AVAILABLE DATA
● ● ● ●
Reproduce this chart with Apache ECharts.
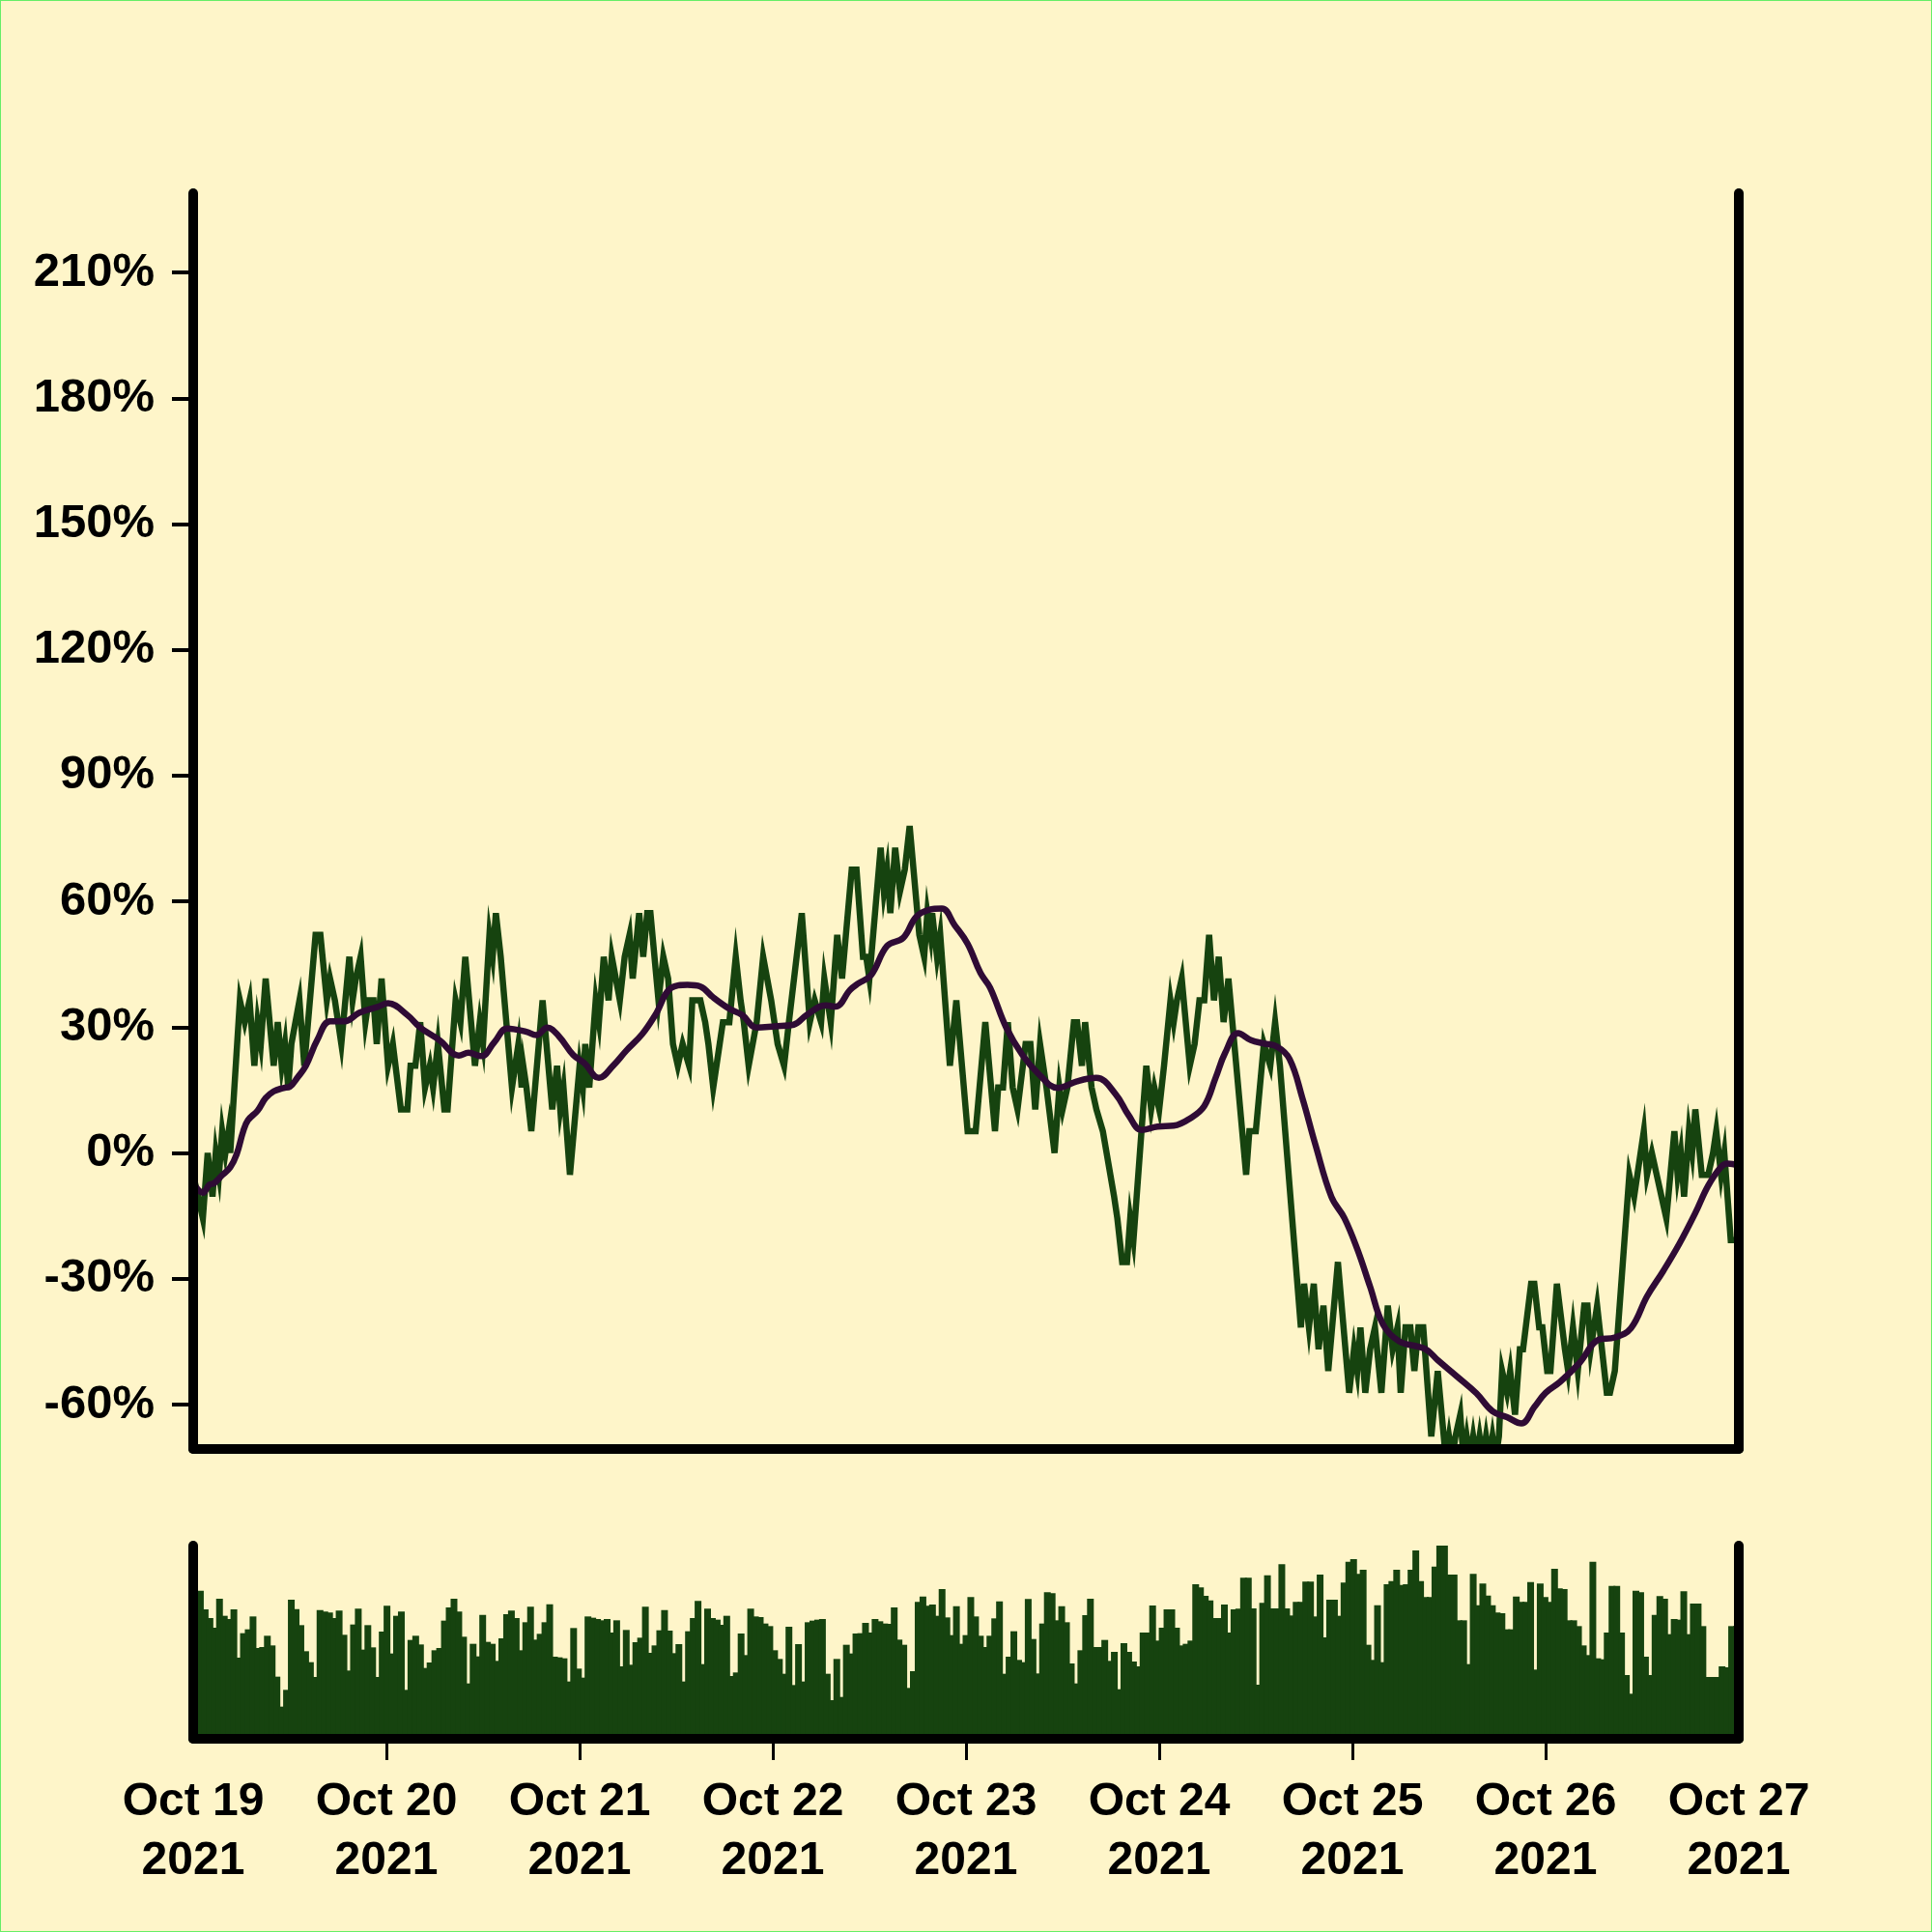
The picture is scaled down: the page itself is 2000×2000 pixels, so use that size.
<!DOCTYPE html>
<html>
<head>
<meta charset="utf-8">
<script src="https://cdn.jsdelivr.net/npm/echarts@6/dist/echarts.min.js"></script>
<style>
  html, body { margin: 0; padding: 0; background: #fef5c9; }
  #chart { width: 2000px; height: 2000px; }
  #frame { position: absolute; left: 0; top: 0; width: 2000px; height: 2000px; box-sizing: border-box; border: 1px solid #66ee66; pointer-events: none; }
</style>
</head>
<body>
<div id="chart"></div>
<div id="frame"></div>
<script>
// ---- Data (hours since Oct 19 2021 00:00) ----
const dayLabels = ['Oct 19\n2021','Oct 20\n2021','Oct 21\n2021','Oct 22\n2021','Oct 23\n2021','Oct 24\n2021','Oct 25\n2021','Oct 26\n2021','Oct 27\n2021'];
const xTickHours = [24, 48, 72, 96, 120, 144, 168];
const yTicks = [-60, -30, 0, 30, 60, 90, 120, 150, 180, 210];

const priceHours = [0,1.2,1.8,2.4,2.8,3.2,3.6,4.0,4.4,4.6,5.8,6.4,7.0,7.6,8.0,8.4,9.0,10.0,10.5,11.0,11.4,11.8,12.2,13.2,13.8,15.2,15.8,16.6,17.0,17.6,18.4,19.4,19.8,20.2,20.8,21.4,21.8,22.4,22.8,23.4,24.2,24.8,25.8,26.6,27.0,27.6,28.2,28.8,29.4,29.8,30.4,31.2,31.6,32.6,33.2,33.8,35.0,35.6,36.0,36.8,37.2,37.6,38.2,39.6,40.4,40.8,41.0,41.4,42.0,43.4,44.6,45.2,45.6,46.0,46.8,48.0,48.4,48.7,49.2,50.0,50.4,51.0,51.6,52.0,53.0,53.6,54.2,54.6,55.4,55.9,56.4,56.8,57.8,58.4,59.0,59.6,60.2,60.8,61.6,62.0,63.0,63.6,64.0,64.6,65.4,65.8,66.6,67.4,68.0,68.4,69.0,70.0,70.8,71.8,72.6,73.4,74.0,75.6,76.6,77.2,78.0,78.4,79.2,80.0,80.6,81.8,82.4,83.2,83.6,84.0,85.4,85.8,86.2,86.6,87.2,87.8,88.4,89.0,90.2,90.8,91.2,91.6,91.8,92.4,92.8,94.0,94.8,96.2,97.2,98.4,99.6,100.0,100.6,101.2,101.8,102.4,103.4,104.0,104.6,105.2,106.0,107.0,107.6,108.0,108.6,109.4,109.8,110.4,110.8,111.6,112.2,113.0,114.4,114.8,115.4,116.0,116.4,116.8,118.4,119.0,119.4,120.0,120.6,121.4,121.8,122.2,122.8,123.8,124.4,125.0,125.6,126.2,126.8,127.4,128.0,128.6,130.8,131.2,132.0,133.0,133.8,134.4,135.0,137.6,138.0,138.6,139.2,139.8,140.4,141.0,142.2,143.6,144.2,144.6,145.0,145.6,146.2,146.8,147.6,148.4,149.0,149.6,150.0,150.6,151.2,151.7,152.2,152.8,153.8,154.6,155.6,156.0,156.4,156.8,157.4,157.8,158.2,158.6,159.0,159.4,159.8,160.2,160.6,161.0,161.4,161.8,162.2,162.6,163.2,163.6,164.2,164.8,165.2,166.2,166.6,167.2,167.6,168.2,168.6,169.4,170.4,170.8,171.4,172.0,172.8,173.2,173.6,174.4,175.6,176.0,176.6,178.4,179.0,179.4,180.2,180.6,181.2,181.8,182.4,183.0,184.0,184.4,184.8,185.2,185.8,186.2,186.6,187.4,188.2,188.8,189.2,189.8,190.2,191.0,192.0];
const priceValues = [-5.2,-15.6,0,-10.4,0,-5.2,5.2,0,5.2,0,36.4,31.2,36.4,20.8,31.2,26,41.6,20.8,31.2,20.8,26,15.6,26,36.4,20.8,52,52,36.4,41.6,36.4,26,46.8,36.4,41.6,46.8,31.2,36.4,36.4,26,41.6,20.8,26,10.4,10.4,20.8,20.8,31.2,15.6,20.8,15.6,26,10.4,10.4,36.4,31.2,46.8,20.8,31.2,26,52,46.8,57.2,46.8,15.6,26,15.6,20.8,15.6,5.2,36.4,10.4,20.8,10.4,15.6,-5.2,20.8,15.6,26,15.6,36.4,31.2,46.8,36.4,46.8,36.4,46.8,52,41.6,57.2,46.8,57.2,57.2,36.4,46.8,41.6,26,20.8,26,20.8,36.4,36.4,31.2,26,15.6,26,31.2,31.2,46.8,36.4,31.2,20.8,31.2,46.8,36.4,26,20.8,31.2,57.2,31.2,36.4,31.2,41.6,31.2,52,41.6,67.6,67.6,46.8,46.8,41.6,72.8,62.4,67.6,57.2,72.8,62.4,67.6,78,52,46.8,57.2,52,57.2,46.8,52,20.8,36.4,5.2,5.2,31.2,5.2,15.6,15.6,31.2,15.6,10.4,26,26,10.4,26,15.6,0,15.6,10.4,15.6,31.2,31.2,20.8,31.2,15.6,10.4,5.2,-10.4,-15.6,-26,-26,-15.6,-20.8,20.8,10.4,15.6,10.4,20.8,36.4,31.2,36.4,41.6,20.8,26,36.4,36.4,52,36.4,46.8,31.2,41.6,-5.2,5.2,5.2,26,20.8,31.2,20.8,-41.6,-31.2,-41.6,-31.2,-46.8,-36.4,-52,-26,-57.2,-46.8,-52,-41.6,-57.2,-46.8,-41.6,-57.2,-36.4,-46.8,-41.6,-57.2,-41.6,-41.6,-52,-41.6,-41.6,-67.6,-52,-72.8,-67.6,-72.8,-67.6,-62.4,-72.8,-67.6,-72.8,-67.6,-72.8,-67.6,-72.8,-67.6,-72.8,-67.6,-72.8,-67.6,-52,-57.2,-52,-62.4,-46.8,-46.8,-31.2,-31.2,-41.6,-41.6,-52,-52,-31.2,-46.8,-52,-41.6,-52,-36.4,-36.4,-46.8,-36.4,-57.2,-57.2,-52,-5.2,-10.4,-5.2,5.2,-5.2,0,-5.2,-10.4,-15.6,5.2,-5.2,0,-10.4,5.2,0,10.4,-5.2,-5.2,0,5.2,-5.2,0,-20.8,-20.8];

const maHours = [0,1.2,2.0,2.6,3.6,4.6,5.4,6.2,6.8,8.0,9.0,10.0,11.2,12.0,13.0,14.0,15.4,17.0,18.8,20.6,23.0,24.2,26.6,28.2,30.6,33.0,34.2,35.8,37.4,39.0,41.4,42.6,44.0,45.4,47.2,48.6,50.4,52.2,53.8,55.8,57.4,59.4,61.4,63.0,64.6,66.6,68.2,70.0,72.2,74.6,76.2,78.6,79.8,81.6,82.6,84.2,86.2,88.2,89.8,91.4,93.0,94.6,96.2,97.8,99.0,101.0,103.0,105.0,107.4,109.8,112.2,114.6,116.2,117.8,119.8,121.8,123.8,125.6,127.0,128.2,129.8,131.4,133.0,134.6,136.2,137.8,139.4,141.4,143.0,144.6,146.2,147.8,149.8,153.0,154.6,157.0,159.4,161.4,163.2,165.0,166.6,168.0,169.8,172.2,174.6,176.6,178.6,180.6,182.6,184.6,186.6,188.2,189.8,190.6,192.0];
const maValues = [-7.2,-9.5,-7.6,-7.2,-5.3,-3.4,-0.3,5.1,7.8,10.1,13.1,14.7,15.5,15.8,18.1,20.8,26.9,31.4,31.4,33.4,34.9,35.7,32.9,29.9,26.9,23.2,23.9,23.1,26.4,29.7,28.9,28.1,29.9,27.9,23.4,21.4,17.9,20.9,24.4,28.4,32.9,39.4,40.1,39.7,37.1,34.4,32.9,29.9,30.2,30.6,32.9,35.2,34.9,38.9,40.4,42.4,49.4,51.3,56.3,58.0,58.3,54.3,49.9,42.9,39.4,29.9,23.4,18.9,15.5,17.1,17.9,14.0,9.0,5.5,6.3,6.5,8.2,11.2,17.9,23.9,28.6,26.9,26.1,25.4,22.4,13.0,2.0,-10.5,-15.5,-22.9,-31.9,-40.9,-44.9,-46.7,-49.4,-53.3,-57.3,-61.6,-63.0,-64.5,-60.6,-57.2,-54.6,-50.1,-44.5,-44.0,-41.8,-34.2,-28.2,-21.7,-14.3,-7.8,-3.3,-2.5,-3.0];

const volumes = [458,460,402,375,345,435,382,372,402,252,328,340,380,282,285,320,290,193,100,152,432,403,353,272,238,192,400,395,392,375,398,323,212,355,404,277,353,284,192,333,413,265,382,395,152,307,320,293,220,237,275,282,367,408,435,395,317,172,295,256,385,301,295,242,312,387,398,375,275,362,410,308,326,362,418,255,253,250,178,344,218,190,380,376,372,368,372,330,368,225,338,230,300,314,410,267,290,337,400,336,266,294,178,334,375,428,232,404,375,370,354,382,195,206,327,260,404,380,378,358,350,275,248,202,348,167,294,178,362,367,370,372,202,120,248,130,292,265,327,328,360,330,372,365,358,357,408,308,292,158,210,425,442,413,417,382,465,377,322,412,295,322,440,380,320,285,320,374,427,202,255,334,245,238,434,310,203,358,455,452,368,412,362,234,172,275,384,435,285,285,307,242,270,154,297,270,240,225,330,330,414,305,345,402,402,345,290,295,305,480,470,444,430,375,375,417,330,402,404,500,500,405,168,422,508,405,405,542,405,383,425,425,488,488,380,510,315,432,432,382,485,550,558,512,525,292,245,415,238,480,490,525,478,480,525,585,490,440,440,535,600,600,510,510,368,368,232,512,415,482,445,415,392,390,340,340,442,425,425,487,215,482,440,425,528,467,465,368,368,350,290,260,550,250,247,330,475,475,330,198,140,460,455,255,198,385,443,435,325,372,370,458,325,420,420,350,192,192,192,225,222,350,350];

// ---- Chart ----
const GREEN = '#16430f';
const PURPLE = '#2f0b35';
const FONT = "'Liberation Sans', Arial, Helvetica, sans-serif";
const AXIS_LINE = { show: true, onZero: false, lineStyle: { color: '#000', width: 10, cap: 'round' } };

const chart = echarts.init(document.getElementById('chart'), null, { renderer: 'canvas' });
chart.setOption({
  backgroundColor: '#fef5c9',
  animation: false,
  grid: [
    { left: 200, right: 200, top: 200, height: 1300 },
    { left: 200, right: 200, top: 1600, height: 200 }
  ],
  xAxis: [
    { gridIndex: 0, type: 'value', min: 0, max: 192, position: 'bottom', z: 10,
      axisLine: AXIS_LINE, axisTick: { show: false }, axisLabel: { show: false }, splitLine: { show: false } },
    { gridIndex: 1, type: 'category', position: 'top', show: false,
      data: volumes.map((_, i) => i), boundaryGap: true },
    { gridIndex: 1, type: 'value', min: 0, max: 192, interval: 24, position: 'bottom', z: 10,
      axisLine: AXIS_LINE,
      axisTick: { show: true, length: 22, customValues: xTickHours, lineStyle: { color: '#000', width: 3 } },
      axisLabel: { show: true, margin: 35, color: '#000', fontFamily: FONT, fontWeight: 'bold', fontSize: 48, lineHeight: 61,
        showMinLabel: true, showMaxLabel: true, hideOverlap: false,
        formatter: v => dayLabels[Math.round(v / 24)] },
      splitLine: { show: false } }
  ],
  yAxis: [
    { gridIndex: 0, type: 'value', min: -70.6, max: 228.9, position: 'left', z: 10,
      axisLine: AXIS_LINE,
      axisTick: { show: true, length: 22, customValues: yTicks, lineStyle: { color: '#000', width: 4 } },
      axisLabel: { show: true, margin: 40, customValues: yTicks, color: '#000', fontFamily: FONT, fontWeight: 'bold', fontSize: 49,
        formatter: v => v + '%' },
      splitLine: { show: false } },
    { gridIndex: 0, type: 'value', min: -70.6, max: 228.9, position: 'right', z: 10,
      axisLine: AXIS_LINE, axisTick: { show: false }, axisLabel: { show: false }, splitLine: { show: false } },
    { gridIndex: 1, type: 'value', min: 0, max: 'dataMax', position: 'left', z: 10,
      axisLine: AXIS_LINE, axisTick: { show: false }, axisLabel: { show: false }, splitLine: { show: false } },
    { gridIndex: 1, type: 'value', min: 0, max: 'dataMax', position: 'right', z: 10,
      axisLine: AXIS_LINE, axisTick: { show: false }, axisLabel: { show: false }, splitLine: { show: false } }
  ],
  series: [
    { type: 'line', xAxisIndex: 0, yAxisIndex: 0, symbol: 'none', clip: true, z: 2,
      lineStyle: { color: GREEN, width: 6.5, join: 'miter' },
      data: priceHours.map((h, i) => [h, priceValues[i]]) },
    { type: 'line', xAxisIndex: 0, yAxisIndex: 0, symbol: 'none', clip: true, smooth: 0.4, z: 3,
      lineStyle: { color: PURPLE, width: 6.5 },
      data: maHours.map((h, i) => [h, maValues[i]]) },
    { type: 'bar', xAxisIndex: 1, yAxisIndex: 2, barWidth: 7, z: 2, large: false,
      itemStyle: { color: GREEN, borderWidth: 0 },
      data: volumes }
  ]
});
</script>
</body>
</html>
● ● ● ●
BRIEF
Only the lines from the start of the material through the line containing "150, 180, 210];" should be transcribed. Pictures stay out.

RESULT
Reproduce this chart with Apache ECharts.
The picture is scaled down: the page itself is 2000×2000 pixels, so use that size.
<!DOCTYPE html>
<html>
<head>
<meta charset="utf-8">
<script src="https://cdn.jsdelivr.net/npm/echarts@6/dist/echarts.min.js"></script>
<style>
  html, body { margin: 0; padding: 0; background: #fef5c9; }
  #chart { width: 2000px; height: 2000px; }
  #frame { position: absolute; left: 0; top: 0; width: 2000px; height: 2000px; box-sizing: border-box; border: 1px solid #66ee66; pointer-events: none; }
</style>
</head>
<body>
<div id="chart"></div>
<div id="frame"></div>
<script>
// ---- Data (hours since Oct 19 2021 00:00) ----
const dayLabels = ['Oct 19\n2021','Oct 20\n2021','Oct 21\n2021','Oct 22\n2021','Oct 23\n2021','Oct 24\n2021','Oct 25\n2021','Oct 26\n2021','Oct 27\n2021'];
const xTickHours = [24, 48, 72, 96, 120, 144, 168];
const yTicks = [-60, -30, 0, 30, 60, 90, 120, 150, 180, 210];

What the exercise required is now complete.